* **Objective**: Please print exactly the lines below, from the start of the material up to and including the line with "const categories = ['2H', '3H', '4H', '5H', '6H', '7H', '8H'];", but none of the pictures.

━━━━━━━━━━━━━━━━

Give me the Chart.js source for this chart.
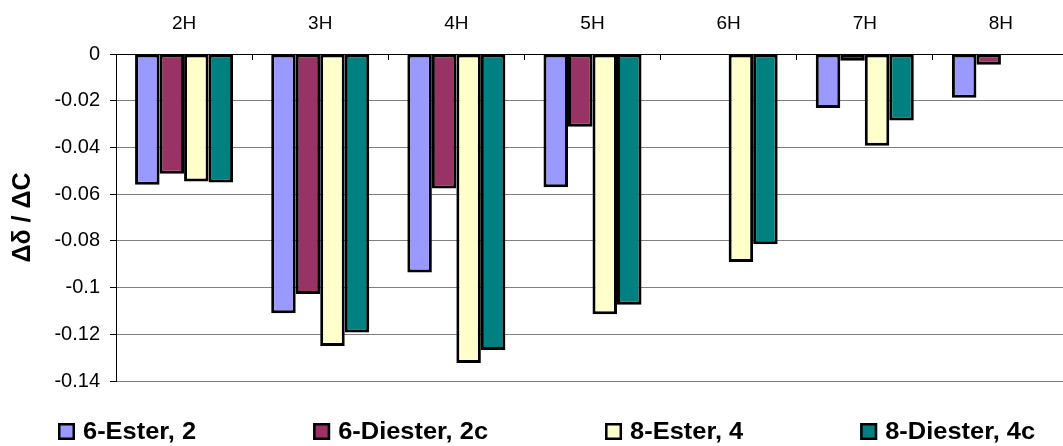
<!DOCTYPE html>
<html>
<head>
<meta charset="utf-8">
<script src="https://cdn.jsdelivr.net/npm/chart.js@4/dist/chart.umd.min.js"></script>
<style>
  html, body { margin: 0; padding: 0; background: #fff; overflow: hidden; }
  #wrap { position: relative; width: 1069px; height: 446px; }
</style>
</head>
<body>
<div id="wrap"><canvas id="chart"></canvas></div>
<script>
// Proton positions
const categories = ['2H', '3H', '4H', '5H', '6H', '7H', '8H'];

// Δδ / ΔC per compound (null = not measured)
const ester6   = [-0.0560, -0.1110, -0.0936, -0.0570, null, -0.0231, -0.0187];
const diester6 = [-0.0513, -0.1028, -0.0576, -0.0311, null, -0.0029, -0.0046];
const ester8   = [-0.0546, -0.1250, -0.1323, -0.1114, -0.0890, -0.0393, null];
const diester8 = [-0.0550, -0.1192, -0.1267, -0.1074, -0.0815, -0.0285, null];

const seriesNames = ['6-Ester, 2', '6-Diester, 2c', '8-Ester, 4', '8-Diester, 4c'];
const seriesColors = ['#9999FF', '#993366', '#FFFFCC', '#008080'];

// Value axis ticks and their labels
const yTicks = [-0.14, -0.12, -0.1, -0.08, -0.06, -0.04, -0.02, 0];
const yTickLabels = ['-0.14', '-0.12', '-0.1', '-0.08', '-0.06', '-0.04', '-0.02', '0'];

const FONT = "'Liberation Sans', Arial, sans-serif";

// Legend row along the bottom, text slightly widened
const bottomLegend = {
  id: 'bottomLegend',
  afterDraw(chart) {
    const ctx = chart.ctx;
    const stretch = 1.06;
    const box = 17, boxGap = 8, itemGap = 117;
    const boxTop = 423;
    let x = 58;
    ctx.save();
    ctx.font = 'bold 24px ' + FONT;
    ctx.textBaseline = 'middle';
    ctx.textAlign = 'left';
    chart.data.datasets.forEach(ds => {
      ctx.fillStyle = ds.backgroundColor;
      ctx.fillRect(x, boxTop, box, box);
      ctx.lineWidth = 2.5;
      ctx.strokeStyle = '#000';
      ctx.strokeRect(x + 1.25, boxTop + 1.25, box - 2.5, box - 2.5);
      const tx = x + box + boxGap;
      ctx.save();
      ctx.translate(tx, boxTop + box / 2 + 1);
      ctx.scale(stretch, 1);
      ctx.fillStyle = '#000';
      ctx.fillText(ds.label, 0, 0);
      ctx.restore();
      x = tx + ctx.measureText(ds.label).width * stretch + itemGap;
    });
    ctx.restore();
  }
};

const seriesData = [ester6, diester6, ester8, diester8];

new Chart(document.getElementById('chart'), {
  type: 'bar',
  data: {
    labels: categories,
    datasets: seriesData.map((d, i) => ({
      label: seriesNames[i],
      data: d,
      backgroundColor: seriesColors[i],
      borderColor: '#000',
      borderWidth: 3,
      borderSkipped: false,
      categoryPercentage: 0.72,
      barPercentage: 1.0
    }))
  },
  options: {
    responsive: true,
    maintainAspectRatio: false,
    animation: false,
    layout: { padding: { left: 0, right: 0, top: 0, bottom: 65 } },
    plugins: {
      legend: { display: false },
      tooltip: { enabled: false }
    },
    scales: {
      x: {
        position: 'top',
        offset: true,
        afterFit(scale) { scale.height = 54; },
        grid: {
          drawOnChartArea: false,
          drawTicks: true,
          tickLength: -6,
          tickColor: '#000',
          offset: true
        },
        border: { display: true, color: '#000', width: 1 },
        ticks: {
          color: '#000',
          padding: 25,
          font: { family: FONT, size: 19 },
          maxRotation: 0
        }
      },
      y: {
        min: -0.14,
        max: 0,
        afterFit(scale) { scale.width = 116; },
        afterBuildTicks(scale) { scale.ticks = yTicks.map(v => ({ value: v })); },
        grid: {
          color: '#808080',
          lineWidth: 1,
          drawTicks: true,
          tickLength: 6,
          tickColor: '#000'
        },
        border: { display: true, color: '#000', width: 1 },
        ticks: {
          color: '#000',
          padding: 10,
          font: { family: FONT, size: 20 },
          callback(value, index) { return yTickLabels[index]; }
        },
        title: {
          display: true,
          text: 'Δδ / ΔC',
          color: '#000',
          font: { family: FONT, size: 25, weight: 'bold' },
          padding: { top: 8, bottom: 0 }
        }
      }
    }
  },
  plugins: [bottomLegend]
});
</script>
</body>
</html>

━━━━━━━━━━━━━━━━

* **Exercise response**:
Give me the Chart.js source for this chart.
<!DOCTYPE html>
<html>
<head>
<meta charset="utf-8">
<script src="https://cdn.jsdelivr.net/npm/chart.js@4/dist/chart.umd.min.js"></script>
<style>
  html, body { margin: 0; padding: 0; background: #fff; overflow: hidden; }
  #wrap { position: relative; width: 1069px; height: 446px; }
</style>
</head>
<body>
<div id="wrap"><canvas id="chart"></canvas></div>
<script>
// Proton positions
const categories = ['2H', '3H', '4H', '5H', '6H', '7H', '8H'];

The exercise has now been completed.